_Work to be completed_
Show each line from the listing that includes the word "this".
** Begin Material for the task **
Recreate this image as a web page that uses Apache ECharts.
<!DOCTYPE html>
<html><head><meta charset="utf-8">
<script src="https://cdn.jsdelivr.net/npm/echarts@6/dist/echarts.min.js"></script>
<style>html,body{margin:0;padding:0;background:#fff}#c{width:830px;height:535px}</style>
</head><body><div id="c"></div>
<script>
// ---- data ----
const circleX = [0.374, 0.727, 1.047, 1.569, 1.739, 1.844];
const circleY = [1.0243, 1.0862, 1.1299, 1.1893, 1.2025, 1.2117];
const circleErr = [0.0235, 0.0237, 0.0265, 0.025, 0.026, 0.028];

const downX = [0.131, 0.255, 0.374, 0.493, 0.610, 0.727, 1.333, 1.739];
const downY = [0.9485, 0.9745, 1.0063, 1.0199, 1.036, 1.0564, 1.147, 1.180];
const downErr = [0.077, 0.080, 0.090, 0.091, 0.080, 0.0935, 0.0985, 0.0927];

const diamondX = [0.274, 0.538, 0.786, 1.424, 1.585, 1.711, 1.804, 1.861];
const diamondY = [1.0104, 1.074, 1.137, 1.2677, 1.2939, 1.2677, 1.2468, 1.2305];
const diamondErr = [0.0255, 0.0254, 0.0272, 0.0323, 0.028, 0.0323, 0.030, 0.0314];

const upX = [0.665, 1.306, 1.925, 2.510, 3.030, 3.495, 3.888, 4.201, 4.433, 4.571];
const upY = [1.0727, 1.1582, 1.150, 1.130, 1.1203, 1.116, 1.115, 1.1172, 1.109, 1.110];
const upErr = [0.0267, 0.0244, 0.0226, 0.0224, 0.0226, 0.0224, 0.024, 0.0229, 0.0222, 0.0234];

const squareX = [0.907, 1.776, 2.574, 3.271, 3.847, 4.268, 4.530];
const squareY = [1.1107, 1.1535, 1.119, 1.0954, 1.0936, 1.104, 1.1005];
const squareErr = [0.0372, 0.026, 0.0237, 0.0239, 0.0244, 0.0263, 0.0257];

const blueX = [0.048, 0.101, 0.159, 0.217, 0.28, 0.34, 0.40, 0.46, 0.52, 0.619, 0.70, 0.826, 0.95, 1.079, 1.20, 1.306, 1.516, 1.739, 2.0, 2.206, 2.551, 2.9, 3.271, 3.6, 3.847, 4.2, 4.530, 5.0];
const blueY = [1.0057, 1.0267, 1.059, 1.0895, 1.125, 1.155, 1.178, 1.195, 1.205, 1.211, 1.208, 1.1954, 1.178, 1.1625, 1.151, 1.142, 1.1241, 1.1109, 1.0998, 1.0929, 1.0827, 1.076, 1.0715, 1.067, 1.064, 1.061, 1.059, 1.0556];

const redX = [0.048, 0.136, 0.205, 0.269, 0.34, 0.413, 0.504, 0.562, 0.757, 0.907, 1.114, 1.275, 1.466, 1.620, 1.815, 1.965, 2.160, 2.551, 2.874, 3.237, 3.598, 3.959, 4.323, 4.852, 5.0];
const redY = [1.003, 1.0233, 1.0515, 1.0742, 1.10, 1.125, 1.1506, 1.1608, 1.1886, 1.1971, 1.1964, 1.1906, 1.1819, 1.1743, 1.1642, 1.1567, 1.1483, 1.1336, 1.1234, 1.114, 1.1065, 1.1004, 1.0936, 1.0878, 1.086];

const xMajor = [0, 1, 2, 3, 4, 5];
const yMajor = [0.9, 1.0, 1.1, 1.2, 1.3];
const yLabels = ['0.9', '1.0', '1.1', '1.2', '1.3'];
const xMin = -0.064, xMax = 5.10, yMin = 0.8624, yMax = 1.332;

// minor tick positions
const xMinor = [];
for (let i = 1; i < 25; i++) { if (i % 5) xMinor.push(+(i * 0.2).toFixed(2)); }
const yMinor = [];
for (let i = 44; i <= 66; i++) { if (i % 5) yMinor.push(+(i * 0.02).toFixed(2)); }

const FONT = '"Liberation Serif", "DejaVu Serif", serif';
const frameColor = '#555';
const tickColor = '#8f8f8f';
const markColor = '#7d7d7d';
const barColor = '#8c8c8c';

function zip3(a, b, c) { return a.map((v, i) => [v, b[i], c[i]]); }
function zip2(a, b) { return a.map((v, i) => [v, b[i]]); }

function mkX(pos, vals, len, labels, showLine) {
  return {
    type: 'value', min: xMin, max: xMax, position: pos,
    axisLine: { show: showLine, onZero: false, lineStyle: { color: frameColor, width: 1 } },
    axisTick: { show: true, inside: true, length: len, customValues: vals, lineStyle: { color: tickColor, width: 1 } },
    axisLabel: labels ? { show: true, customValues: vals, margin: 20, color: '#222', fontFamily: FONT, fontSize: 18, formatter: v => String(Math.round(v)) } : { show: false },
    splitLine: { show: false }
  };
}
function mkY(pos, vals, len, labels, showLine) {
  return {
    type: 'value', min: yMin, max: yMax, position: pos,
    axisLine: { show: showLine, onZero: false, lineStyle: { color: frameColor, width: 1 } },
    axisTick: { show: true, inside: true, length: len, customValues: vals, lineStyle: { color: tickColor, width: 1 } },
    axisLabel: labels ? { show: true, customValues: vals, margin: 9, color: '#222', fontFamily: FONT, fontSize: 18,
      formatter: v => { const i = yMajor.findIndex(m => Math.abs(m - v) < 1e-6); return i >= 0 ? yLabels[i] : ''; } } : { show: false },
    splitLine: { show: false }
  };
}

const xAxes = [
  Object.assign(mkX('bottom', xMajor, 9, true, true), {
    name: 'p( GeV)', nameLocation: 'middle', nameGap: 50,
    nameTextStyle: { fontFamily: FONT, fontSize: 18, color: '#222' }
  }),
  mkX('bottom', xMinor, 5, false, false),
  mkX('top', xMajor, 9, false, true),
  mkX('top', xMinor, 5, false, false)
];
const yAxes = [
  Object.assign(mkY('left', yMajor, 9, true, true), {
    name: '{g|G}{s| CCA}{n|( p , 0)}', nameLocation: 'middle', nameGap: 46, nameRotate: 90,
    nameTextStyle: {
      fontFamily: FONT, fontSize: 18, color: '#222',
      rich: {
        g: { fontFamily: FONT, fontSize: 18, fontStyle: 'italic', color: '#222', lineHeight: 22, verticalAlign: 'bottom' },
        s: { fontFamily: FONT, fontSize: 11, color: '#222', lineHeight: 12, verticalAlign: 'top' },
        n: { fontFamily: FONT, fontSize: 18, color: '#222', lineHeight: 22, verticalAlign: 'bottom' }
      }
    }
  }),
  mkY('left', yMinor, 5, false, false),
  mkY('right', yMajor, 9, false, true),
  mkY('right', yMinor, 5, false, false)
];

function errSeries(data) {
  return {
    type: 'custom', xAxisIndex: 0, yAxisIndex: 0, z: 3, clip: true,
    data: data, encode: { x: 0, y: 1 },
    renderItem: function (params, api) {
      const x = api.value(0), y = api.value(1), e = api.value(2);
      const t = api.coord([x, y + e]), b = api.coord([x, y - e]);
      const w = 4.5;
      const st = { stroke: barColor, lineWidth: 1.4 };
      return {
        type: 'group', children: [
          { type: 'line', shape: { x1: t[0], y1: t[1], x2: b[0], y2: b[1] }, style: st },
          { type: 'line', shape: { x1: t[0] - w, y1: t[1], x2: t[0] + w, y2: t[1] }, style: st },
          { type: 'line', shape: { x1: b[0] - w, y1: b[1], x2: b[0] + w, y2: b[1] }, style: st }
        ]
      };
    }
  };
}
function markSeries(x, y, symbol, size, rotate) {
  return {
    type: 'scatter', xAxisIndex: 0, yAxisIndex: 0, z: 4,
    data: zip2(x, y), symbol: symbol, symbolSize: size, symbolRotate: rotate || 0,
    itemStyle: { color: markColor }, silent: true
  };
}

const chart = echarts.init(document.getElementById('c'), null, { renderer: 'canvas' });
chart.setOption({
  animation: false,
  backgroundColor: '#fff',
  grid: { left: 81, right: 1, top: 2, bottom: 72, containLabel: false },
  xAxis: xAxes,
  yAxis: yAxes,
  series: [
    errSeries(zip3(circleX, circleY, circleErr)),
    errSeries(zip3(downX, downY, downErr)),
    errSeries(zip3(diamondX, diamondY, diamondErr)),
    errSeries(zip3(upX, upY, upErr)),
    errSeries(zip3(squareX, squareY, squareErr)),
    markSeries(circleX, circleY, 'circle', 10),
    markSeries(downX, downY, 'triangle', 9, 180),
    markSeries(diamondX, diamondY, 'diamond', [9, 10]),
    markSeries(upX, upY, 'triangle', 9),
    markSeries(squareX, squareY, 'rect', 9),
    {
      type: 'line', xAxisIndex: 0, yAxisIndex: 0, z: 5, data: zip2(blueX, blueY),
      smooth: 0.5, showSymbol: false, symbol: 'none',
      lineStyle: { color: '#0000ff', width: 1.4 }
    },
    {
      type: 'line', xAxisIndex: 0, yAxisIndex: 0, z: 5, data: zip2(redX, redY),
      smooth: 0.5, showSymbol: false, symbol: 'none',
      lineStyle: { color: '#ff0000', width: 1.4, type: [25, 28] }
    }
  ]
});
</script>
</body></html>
** End Material for the task **
** Begin Material for the task **
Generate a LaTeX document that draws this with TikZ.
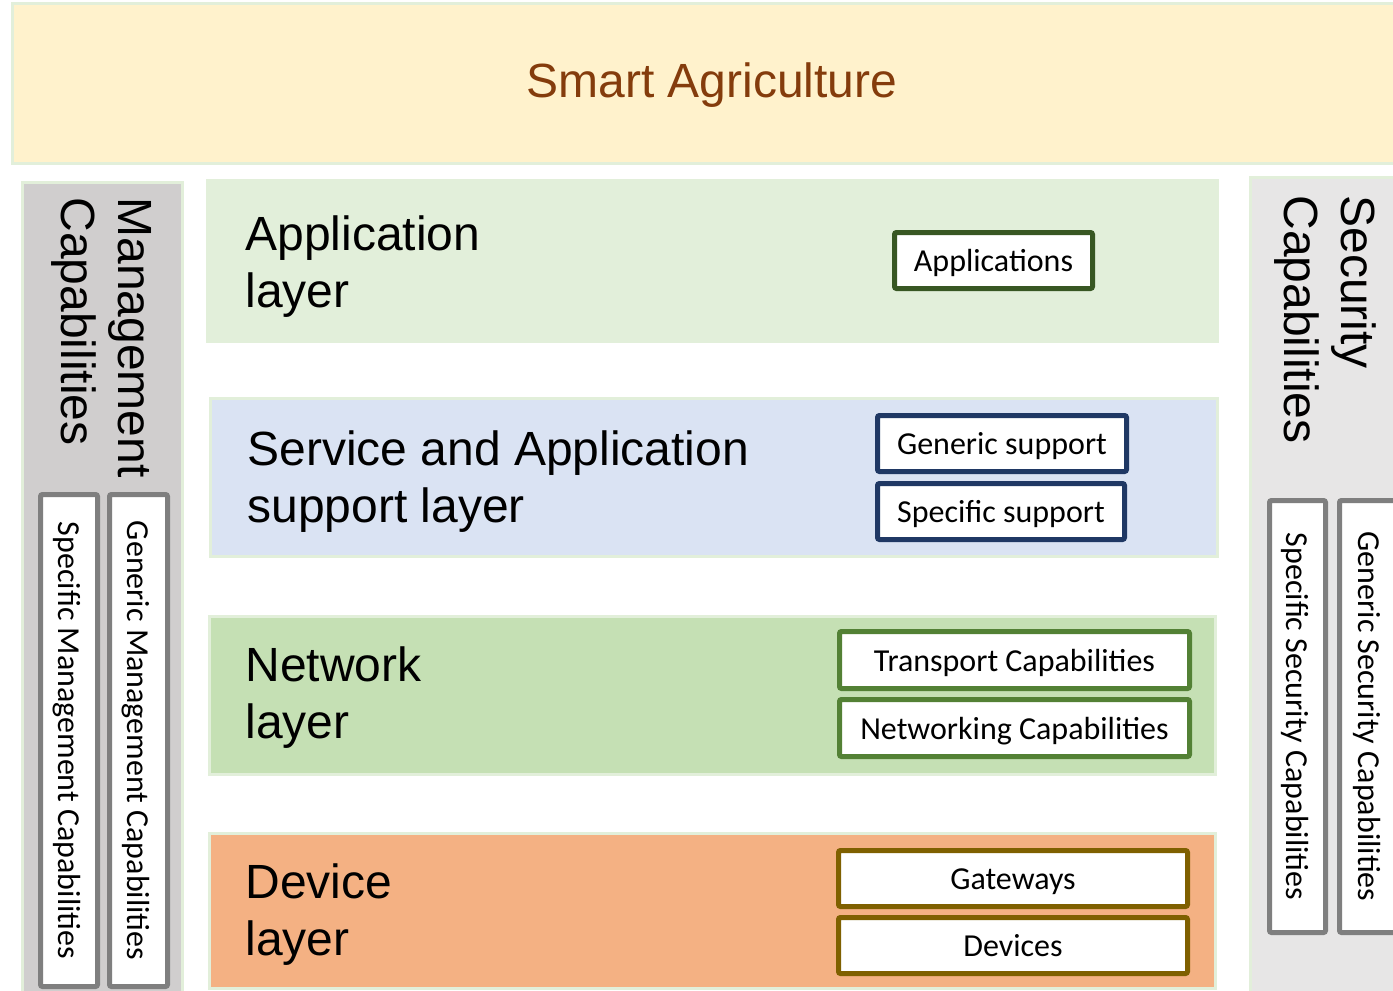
** End Material for the task **
** Begin Material for the task **
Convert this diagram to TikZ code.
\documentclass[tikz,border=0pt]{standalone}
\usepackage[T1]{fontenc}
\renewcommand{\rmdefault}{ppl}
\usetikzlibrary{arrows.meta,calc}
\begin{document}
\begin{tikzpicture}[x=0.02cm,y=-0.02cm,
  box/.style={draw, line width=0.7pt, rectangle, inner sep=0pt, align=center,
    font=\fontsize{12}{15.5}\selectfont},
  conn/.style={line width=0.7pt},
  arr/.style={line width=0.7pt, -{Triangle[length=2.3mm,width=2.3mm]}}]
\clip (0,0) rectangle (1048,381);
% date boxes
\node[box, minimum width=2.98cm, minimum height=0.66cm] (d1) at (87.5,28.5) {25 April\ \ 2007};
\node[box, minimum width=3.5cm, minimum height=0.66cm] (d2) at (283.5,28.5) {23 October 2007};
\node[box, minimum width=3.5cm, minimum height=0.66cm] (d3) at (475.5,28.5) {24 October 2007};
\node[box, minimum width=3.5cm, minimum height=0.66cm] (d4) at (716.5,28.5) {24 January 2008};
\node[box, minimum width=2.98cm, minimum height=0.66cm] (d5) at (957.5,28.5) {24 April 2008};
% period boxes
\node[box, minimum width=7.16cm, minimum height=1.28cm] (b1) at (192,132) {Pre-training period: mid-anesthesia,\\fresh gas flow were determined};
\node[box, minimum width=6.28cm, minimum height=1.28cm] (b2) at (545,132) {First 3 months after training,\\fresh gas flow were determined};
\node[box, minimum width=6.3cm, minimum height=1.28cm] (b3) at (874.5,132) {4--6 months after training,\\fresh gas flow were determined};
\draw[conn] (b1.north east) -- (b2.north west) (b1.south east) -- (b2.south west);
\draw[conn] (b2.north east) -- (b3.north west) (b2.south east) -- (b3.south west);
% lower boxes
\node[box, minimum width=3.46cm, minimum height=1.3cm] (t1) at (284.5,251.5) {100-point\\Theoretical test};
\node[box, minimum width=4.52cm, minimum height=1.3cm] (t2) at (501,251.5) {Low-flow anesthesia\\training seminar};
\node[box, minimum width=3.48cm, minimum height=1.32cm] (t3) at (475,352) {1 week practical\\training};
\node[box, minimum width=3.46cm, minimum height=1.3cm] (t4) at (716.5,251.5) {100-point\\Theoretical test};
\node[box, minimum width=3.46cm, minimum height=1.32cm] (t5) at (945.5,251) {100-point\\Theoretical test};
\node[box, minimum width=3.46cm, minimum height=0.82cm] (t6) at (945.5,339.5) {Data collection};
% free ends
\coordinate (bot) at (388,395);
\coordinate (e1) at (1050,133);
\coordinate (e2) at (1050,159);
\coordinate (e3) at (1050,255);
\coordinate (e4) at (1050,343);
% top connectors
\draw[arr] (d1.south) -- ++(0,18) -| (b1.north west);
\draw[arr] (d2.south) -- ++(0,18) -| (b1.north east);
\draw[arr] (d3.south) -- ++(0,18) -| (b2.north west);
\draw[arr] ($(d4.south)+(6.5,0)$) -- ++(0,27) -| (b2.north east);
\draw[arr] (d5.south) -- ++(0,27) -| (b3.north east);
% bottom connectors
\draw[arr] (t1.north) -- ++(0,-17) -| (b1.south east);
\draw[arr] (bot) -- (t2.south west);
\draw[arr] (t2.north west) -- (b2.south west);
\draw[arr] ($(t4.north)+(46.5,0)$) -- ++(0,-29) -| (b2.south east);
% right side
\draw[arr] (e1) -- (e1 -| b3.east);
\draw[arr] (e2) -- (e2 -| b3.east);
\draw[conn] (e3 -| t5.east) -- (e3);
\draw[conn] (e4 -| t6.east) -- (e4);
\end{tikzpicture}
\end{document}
** End Material for the task **
_In response_
Recreate this image as a web page that uses Apache ECharts.
Generate a LaTeX document that draws this with TikZ.
Convert this diagram to TikZ code.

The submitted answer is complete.